Source records:

────────────────────

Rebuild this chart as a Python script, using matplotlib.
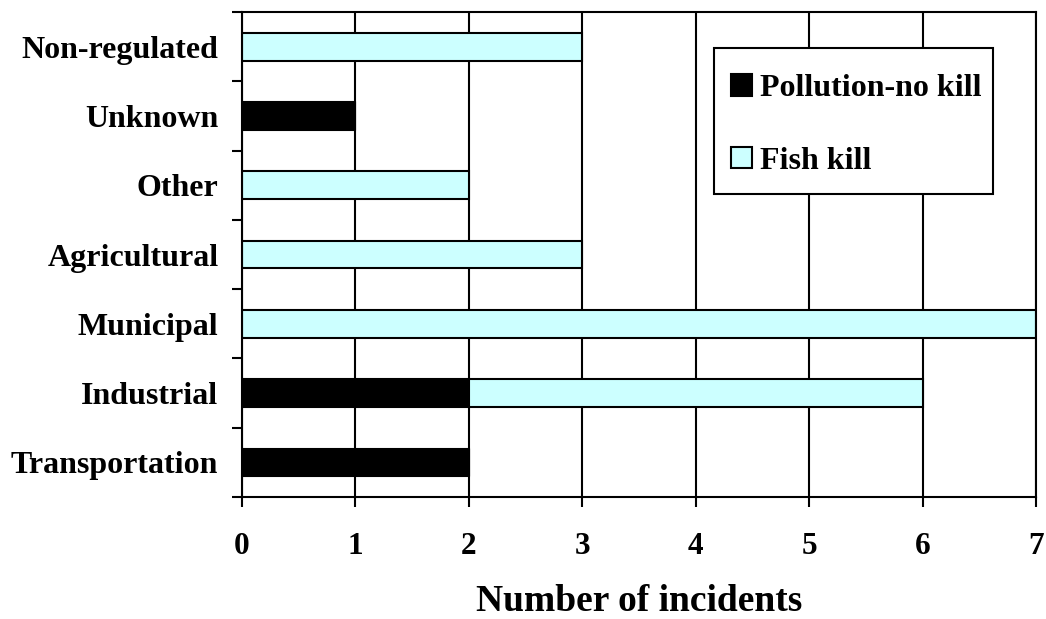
import matplotlib.pyplot as plt
import matplotlib.patches as patches
import numpy as np

plt.rcParams['font.family'] = ['Liberation Serif', 'DejaVu Serif']
plt.rcParams['font.weight'] = 'bold'

categories = ['Transportation', 'Industrial', 'Municipal', 'Agricultural',
              'Other', 'Unknown', 'Non-regulated']
no_kill = [2, 2, 0, 0, 0, 1, 0]
fish_kill = [0, 4, 7, 3, 2, 0, 3]

fig = plt.figure(figsize=(10.46, 6.19), dpi=100)
ax = fig.add_axes([0.2314, 0.197, 0.759, 0.7836])

y = np.arange(len(categories))
ax.barh(y, no_kill, height=0.4, color='black', edgecolor='black',
        linewidth=1.5, label='Pollution-no kill')
ax.barh(y, fish_kill, left=no_kill, height=0.4, color='#CCFFFF',
        edgecolor='black', linewidth=1.5, label='Fish kill')

ax.set_xlim(0, 7)
ax.set_ylim(-0.5, len(categories) - 0.5)
ax.set_xticks(range(8))
ax.set_yticks(y)
ax.set_yticklabels(categories)
# ticks between the categories
ax.set_yticks(np.arange(-0.5, len(categories), 1), minor=True)
ax.tick_params(axis='y', which='major', length=0, pad=17, labelsize=23)
ax.tick_params(axis='y', which='minor', length=7, width=1.5, direction='out')
ax.tick_params(axis='x', length=7, width=1.5, direction='out', pad=18,
               labelsize=22.5)
for lab in ax.get_xticklabels() + ax.get_yticklabels():
    lab.set_fontweight('bold')

ax.set_axisbelow(True)
ax.grid(axis='x', color='black', linewidth=1.5)
for s in ax.spines.values():
    s.set_linewidth(1.5)

ax.set_xlabel('Number of incidents', fontsize=27, fontweight='bold', labelpad=16.5)

# legend box drawn by hand: wider vertical padding than horizontal
box = patches.Rectangle((0.5945, 0.6247), 0.3513, 0.3011, transform=ax.transAxes,
                        facecolor='white', edgecolor='black', linewidth=1.5,
                        zorder=4.5)
ax.add_patch(box)
leg = ax.legend(loc='upper left', bbox_to_anchor=(0.616, 0.872), fontsize=23,
                frameon=False, borderpad=0, labelspacing=1.37,
                handlelength=0.65, handleheight=0.65, handletextpad=0.25,
                borderaxespad=0)
for t in leg.get_texts():
    t.set_fontweight('bold')

fig.savefig('out.png', dpi=100)
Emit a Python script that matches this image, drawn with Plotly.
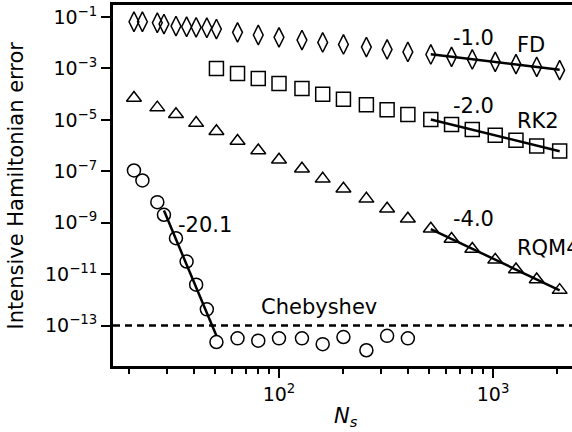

────────────────────

**Short problem:** Output the entries above exactly. Drop the pictures.

**Expected output:**
Rebuild this chart as a Python script, using matplotlib.
import matplotlib.pyplot as plt
import matplotlib.patches as patches
import numpy as np

plt.rcParams['font.family'] = ['Liberation Serif', 'DejaVu Serif']
plt.rcParams['font.weight'] = 'bold'

categories = ['Transportation', 'Industrial', 'Municipal', 'Agricultural',
              'Other', 'Unknown', 'Non-regulated']
no_kill = [2, 2, 0, 0, 0, 1, 0]
fish_kill = [0, 4, 7, 3, 2, 0, 3]

fig = plt.figure(figsize=(10.46, 6.19), dpi=100)
ax = fig.add_axes([0.2314, 0.197, 0.759, 0.7836])

y = np.arange(len(categories))
ax.barh(y, no_kill, height=0.4, color='black', edgecolor='black',
        linewidth=1.5, label='Pollution-no kill')
ax.barh(y, fish_kill, left=no_kill, height=0.4, color='#CCFFFF',
        edgecolor='black', linewidth=1.5, label='Fish kill')

ax.set_xlim(0, 7)
ax.set_ylim(-0.5, len(categories) - 0.5)
ax.set_xticks(range(8))
ax.set_yticks(y)
ax.set_yticklabels(categories)
# ticks between the categories
ax.set_yticks(np.arange(-0.5, len(categories), 1), minor=True)
ax.tick_params(axis='y', which='major', length=0, pad=17, labelsize=23)
ax.tick_params(axis='y', which='minor', length=7, width=1.5, direction='out')
ax.tick_params(axis='x', length=7, width=1.5, direction='out', pad=18,
               labelsize=22.5)
for lab in ax.get_xticklabels() + ax.get_yticklabels():
    lab.set_fontweight('bold')

ax.set_axisbelow(True)
ax.grid(axis='x', color='black', linewidth=1.5)
for s in ax.spines.values():
    s.set_linewidth(1.5)

ax.set_xlabel('Number of incidents', fontsize=27, fontweight='bold', labelpad=16.5)

# legend box drawn by hand: wider vertical padding than horizontal
box = patches.Rectangle((0.5945, 0.6247), 0.3513, 0.3011, transform=ax.transAxes,
                        facecolor='white', edgecolor='black', linewidth=1.5,
                        zorder=4.5)
ax.add_patch(box)
leg = ax.legend(loc='upper left', bbox_to_anchor=(0.616, 0.872), fontsize=23,
                frameon=False, borderpad=0, labelspacing=1.37,
                handlelength=0.65, handleheight=0.65, handletextpad=0.25,
                borderaxespad=0)
for t in leg.get_texts():
    t.set_fontweight('bold')

fig.savefig('out.png', dpi=100)
Emit a Python script that matches this image, drawn with Plotly.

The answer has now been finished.